The efficiency of Monte Carlo methods, commonly used to render participating media, is directly linked to the manner in which random sampling decisions are made during path construction. Notably, path construction is influenced by scattering direction and distance sampling, Russian roulette, and splitting strategies.

We present a consistent suite of volumetric path construction techniques where all these sampling decisions are guided by a cached estimate of the adjoint transport solution. The proposed strategy is based on the theory of zero-variance path sampling schemes, accounting for the spatial and directional variation in volumetric transport.

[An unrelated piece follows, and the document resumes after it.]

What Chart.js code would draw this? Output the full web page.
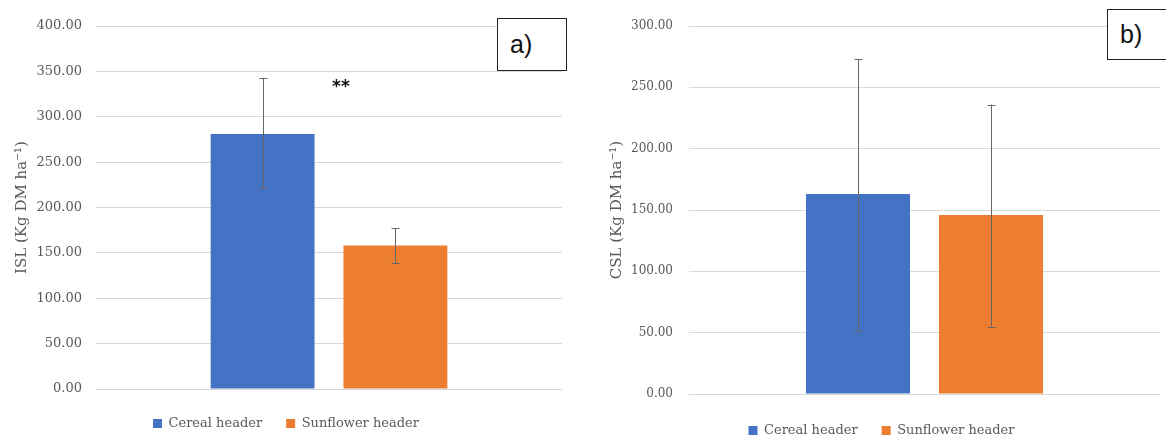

Our key technical contribution, enabling the use of this approach in the context of volume light transport, is a novel guiding strategy for sampling the particle collision distance proportionally to the product of transmittance and the adjoint transport solution (e.g., in-scattered radiance). Furthermore, scattering directions are likewise sampled according to the product of the phase function and the incident radiance estimate.

Combined with guided Russian roulette and splitting strategies tailored to volumes, we demonstrate about an order-of-magnitude error reduction compared to standard unidirectional methods. Consequently, our approach can render scenes otherwise intractable for such methods, while still retaining their simplicity (compared to, e.g., bidirectional methods).